Return the listing below unchanged, minus its pictures.

### Available data
(begin)
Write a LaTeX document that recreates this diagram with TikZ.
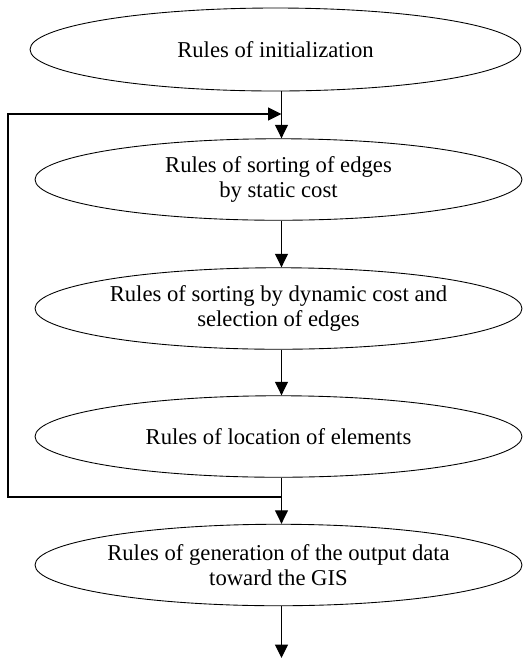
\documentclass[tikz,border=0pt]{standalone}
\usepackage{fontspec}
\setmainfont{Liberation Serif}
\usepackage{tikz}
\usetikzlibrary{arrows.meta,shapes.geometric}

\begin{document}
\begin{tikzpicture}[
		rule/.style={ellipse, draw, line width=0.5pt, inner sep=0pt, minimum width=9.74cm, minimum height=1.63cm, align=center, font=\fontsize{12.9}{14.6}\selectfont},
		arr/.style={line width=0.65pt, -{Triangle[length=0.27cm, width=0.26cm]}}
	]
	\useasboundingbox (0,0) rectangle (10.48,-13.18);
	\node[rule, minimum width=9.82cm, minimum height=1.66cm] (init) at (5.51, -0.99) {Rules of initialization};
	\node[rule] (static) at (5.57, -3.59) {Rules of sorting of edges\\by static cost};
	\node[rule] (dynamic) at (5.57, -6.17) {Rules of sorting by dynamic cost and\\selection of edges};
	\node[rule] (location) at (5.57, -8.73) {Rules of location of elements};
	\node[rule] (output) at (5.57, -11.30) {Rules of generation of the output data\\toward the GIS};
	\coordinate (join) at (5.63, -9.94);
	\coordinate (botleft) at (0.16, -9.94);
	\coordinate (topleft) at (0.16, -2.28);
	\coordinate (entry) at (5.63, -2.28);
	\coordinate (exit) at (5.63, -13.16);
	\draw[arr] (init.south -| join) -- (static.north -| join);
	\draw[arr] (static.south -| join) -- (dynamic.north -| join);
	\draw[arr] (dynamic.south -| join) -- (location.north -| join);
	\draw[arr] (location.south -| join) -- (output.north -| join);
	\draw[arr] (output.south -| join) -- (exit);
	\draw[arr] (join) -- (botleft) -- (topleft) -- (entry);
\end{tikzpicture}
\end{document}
(end)
### Exercise answer
Write a LaTeX document that recreates this diagram with TikZ.
\documentclass[tikz,border=0pt]{standalone}
\usepackage{fontspec}
\setmainfont{Liberation Serif}
\usepackage{tikz}
\usetikzlibrary{arrows.meta,shapes.geometric}

\begin{document}
\begin{tikzpicture}[
		rule/.style={ellipse, draw, line width=0.5pt, inner sep=0pt, minimum width=9.74cm, minimum height=1.63cm, align=center, font=\fontsize{12.9}{14.6}\selectfont},
		arr/.style={line width=0.65pt, -{Triangle[length=0.27cm, width=0.26cm]}}
	]
	\useasboundingbox (0,0) rectangle (10.48,-13.18);
	\node[rule, minimum width=9.82cm, minimum height=1.66cm] (init) at (5.51, -0.99) {Rules of initialization};
	\node[rule] (static) at (5.57, -3.59) {Rules of sorting of edges\\by static cost};
	\node[rule] (dynamic) at (5.57, -6.17) {Rules of sorting by dynamic cost and\\selection of edges};
	\node[rule] (location) at (5.57, -8.73) {Rules of location of elements};
	\node[rule] (output) at (5.57, -11.30) {Rules of generation of the output data\\toward the GIS};
	\coordinate (join) at (5.63, -9.94);
	\coordinate (botleft) at (0.16, -9.94);
	\coordinate (topleft) at (0.16, -2.28);
	\coordinate (entry) at (5.63, -2.28);
	\coordinate (exit) at (5.63, -13.16);
	\draw[arr] (init.south -| join) -- (static.north -| join);
	\draw[arr] (static.south -| join) -- (dynamic.north -| join);
	\draw[arr] (dynamic.south -| join) -- (location.north -| join);
	\draw[arr] (location.south -| join) -- (output.north -| join);
	\draw[arr] (output.south -| join) -- (exit);
	\draw[arr] (join) -- (botleft) -- (topleft) -- (entry);
\end{tikzpicture}
\end{document}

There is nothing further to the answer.